Trade Alert: End of Mexican Countermeasures Against US Products

20 May , 2019  

Elimination of Mexico Countermeasures against US Products, 232 measures

End of Mexican Countermeasures Against US Products

(Download the PDF version: Trade Alert – 20052019)

Last Friday a joint statement by the US and Mexico was issued regarding the elimination of the so-called Section 232 tariffs on Mexican steel and aluminum. On Sunday 19th, the US President issued a Proclamation that eliminated the 232 measures applicable to said Mexican imports.

Today, 20th of May, the President of Mexico issued the following Decree:

DECREE that modifies the former Decree by which it modifies the Tariff of the Law of the Import and Export Tariffs, the Decree that establishes the Applicable Rate for 2003 of the Import Tariff for the goods originating in America of the North, and the Decree establishing various Sectoral Promotion Programs, published on June 5, 2018.

[…]

Sole  Article.-  Articles 1, 2 and 9 are repealed of the Decree[….] published on June 5th, 2018, in the Official Gazette.

I.    US Goods

In today’s Decree, the Mexican President eliminates the countermeasures that were taken against goods originating from the US (Decree of June 5th, 2018), such as steel and aluminum products, pork meat, cheese, agricultural products, motor boats, fans, “bourbon whiskey”, lamps and metal furniture, among others. The Decree enters into force today, so said US products can again benefit from the preferential tariffs that were established in NAFTA.

II.  Mexico-US Agreement

As mentioned in the joint statement and the Proclamation, we note that the elimination of the 232 tariffs is accompanied by a series of measures that will aim “to prevent the importation of steel articles that are unfairly subsidized or sold at dumped prices, to prevent the transshipment of steel articles, and to monitor for and avoid import surges.” According to the joint statement, the US and Mexico “agreed” that tariffs may be imposed to an individual steel or aluminum product in the event that imports surge, and that the “exporting” country can only retaliate in the affected sector; this clearly limits Mexico’s possible retaliatory measures which proved to be effective. Finally, Mexico and the US agreed to terminate all WTO litigation regarding this matter.

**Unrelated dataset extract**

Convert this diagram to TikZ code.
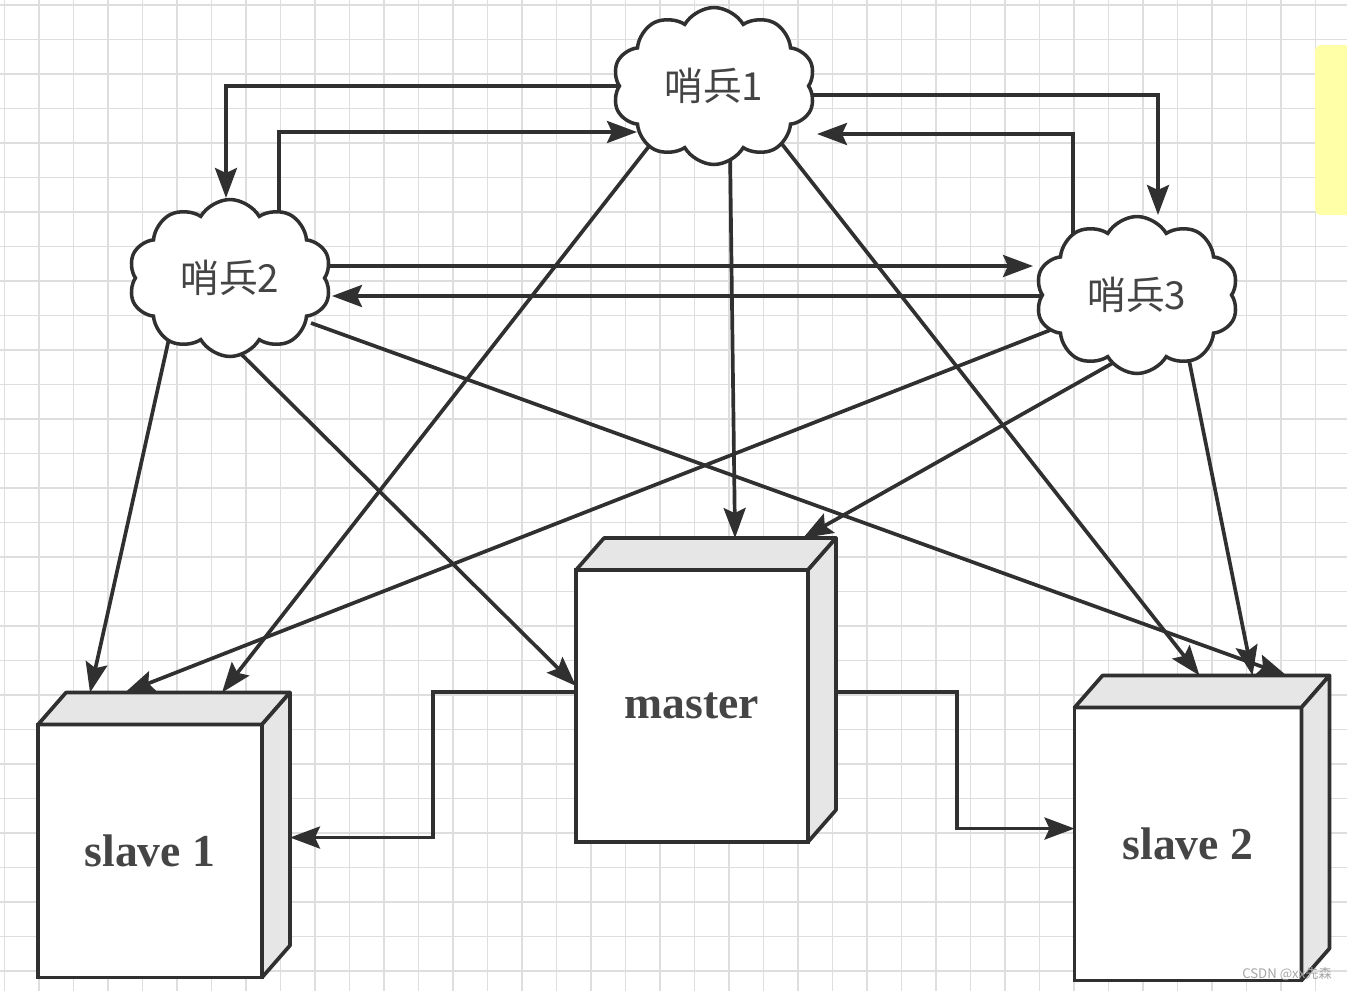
\documentclass[tikz,border=0pt]{standalone}
\usepackage{fontspec}
\setmainfont{Liberation Serif}
\newfontfamily\cjk{Noto Sans CJK SC}
\usetikzlibrary{shapes.symbols,arrows.meta,calc}
\pgfdeclarelayer{gridlayer}
\pgfdeclarelayer{edgelayer}
\pgfsetlayers{gridlayer,edgelayer,main}
\definecolor{linegray}{HTML}{303030}
\definecolor{facegray}{HTML}{E6E6E6}
\definecolor{gridgray}{HTML}{DEDEDE}
\definecolor{hlyellow}{HTML}{FFFFA8}
\definecolor{textgray}{HTML}{444444}
\tikzset{
  sentinel/.style={cloud, cloud puffs=10, cloud puff arc=120, cloud ignores aspect,
    draw=linegray, fill=white, line width=2pt, minimum width=4.06cm,
    minimum height=3.14cm, inner sep=0pt, text=textgray,
    font=\cjk\fontsize{22}{26}\selectfont},
  server/.style={rectangle, draw=linegray, fill=white, line width=2.1pt,
    outer sep=0pt, inner sep=0pt, text=linegray!90,
    font=\bfseries\fontsize{26}{30}\selectfont},
  face/.style={draw=linegray, fill=facegray, line width=2.1pt, line join=round},
  arr/.style={-{Stealth[length=0.6cm,width=0.44cm,inset=0.1cm]},
    draw=linegray, line width=2.1pt},
  gridline/.style={draw=gridgray, line width=0.8pt},
  wmark/.style={text=gray!70, font=\cjk\fontsize{7.5}{9}\selectfont, inner sep=0pt}
}
\begin{document}
\begin{tikzpicture}[x=0.02cm,y=-0.02cm]
  \useasboundingbox (0,0) rectangle (1347,991);
  \begin{pgfonlayer}{gridlayer}
    \fill[white] (0,0) rectangle (1347,991);
    \foreach \i in {0,...,39}
      \draw[gridline] (4.5+34.5*\i,0) -- (4.5+34.5*\i,991);
    \foreach \j in {0,...,28}
      \draw[gridline] (0,5+34.5*\j) -- (1347,5+34.5*\j);
    \fill[hlyellow, rounded corners=0.12cm] (1315,45) rectangle (1355,215);
  \end{pgfonlayer}

  \node[sentinel] (sen1) at (714,86) {哨兵1};
  \node[sentinel] (sen2) at (230,278) {哨兵2};
  \node[sentinel] (sen3) at (1137,295) {哨兵3};

  \node[server, minimum width=4.64cm, minimum height=5.44cm] (master) at (692,706) {master};
  \node[server, minimum width=4.48cm, minimum height=5.06cm] (slave1) at (150,851) {slave 1};
  \node[server, minimum width=4.54cm, minimum height=5.46cm] (slave2) at (1188,844) {slave 2};

  \foreach \b in {master,slave1,slave2} {
    \draw[face] (\b.north west) -- ++(28,-32) -- ($(\b.north east)+(28,-32)$)
      -- (\b.north east) -- cycle;
    \draw[face] (\b.north east) -- ++(28,-32) -- ($(\b.south east)+(28,-32)$)
      -- (\b.south east) -- cycle;
  }

  \node[wmark] (wm) at (1287,974) {CSDN @xx先森};

  \begin{pgfonlayer}{edgelayer}
    \begin{scope}[arr]
      \draw ($(sen1.center)+(-90,0)$) -| ($(sen2.center)+(-4,-80)$);
      \draw ($(sen2.center)+(49,-40)$) |- ($(sen1.center)+(-77,46)$);
      \draw ($(sen1.center)+(90,9)$) -| ($(sen3.center)+(21,-80)$);
      \draw ($(sen3.center)+(-64,-40)$) |- ($(sen1.center)+(103,48)$);
      \draw ($(sen2.center)+(90,-12)$) -- ($(sen3.center)+(-104,-29)$);
      \draw ($(sen3.center)+(-90,1)$) -- ($(sen2.center)+(102,18)$);

      \draw ($(sen1.center)+(16,62)$) -- ($(master.north west)+(159,-32)$);
      \draw ($(sen1.center)+(-57,50)$) -- ($(slave1.north west)+(184,-32)$);
      \draw ($(sen1.center)+(64,53)$) -- ($(slave2.north west)+(125,-32)$);
      \draw ($(sen2.center)+(-58,47)$) -- ($(slave1.north west)+(52,-32)$);
      \draw ($(sen2.center)+(1,66)$) -- ($(master.north west)+(0,116)$);
      \draw ($(sen2.center)+(81,45)$) -- ($(slave2.north west)+(212,-32)$);
      \draw ($(sen3.center)+(-61,25)$) -- ($(slave1.north west)+(87,-32)$);
      \draw ($(sen3.center)+(-10,60)$) -- ($(master.north west)+(227,-32)$);
      \draw ($(sen3.center)+(49,50)$) -- ($(slave2.north west)+(178,-32)$);

      \draw ($(master.north west)+(0,122)$) -- ++(-143,0) |- ($(slave1.north east)+(28,113)$);
      \draw ($(master.north east)+(28,122)$) -- ++(121,0) |- ($(slave2.north west)+(0,121)$);
    \end{scope}
  \end{pgfonlayer}
\end{tikzpicture}
\end{document}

III.Steel Products from Third Countries without an FTA

VTZ notes that in the Presidential Decree of June 5th, 2018, Mexico temporally raised tariffs against steel products from third countries with which it does not have a Free Trade Agreement. Such tariffs expired on January 31st, 2019. Mexico adopted said measure because it considered that it was likely a substantial increase in exports to Mexico, in part, because of the unilateral measures adopted by the US.

 

Notwithstanding that the aforementioned measures expired, again Mexico temporally raised tariffs on steel products from third countries on March 25th, 2019, claiming that there is an oversupply of steel. These “temporal” tariffs will be in force for 180 days, i.e. September 22, 2019.

IV.               USMCA

Finally, VTZ highlights and considers that these events constitute a significant step towards the ratification process of USMCA in Mexico and the USA (as well as Canada). In this sense, companies established in the region shall start to prepare for its entry into force possibly in 2020.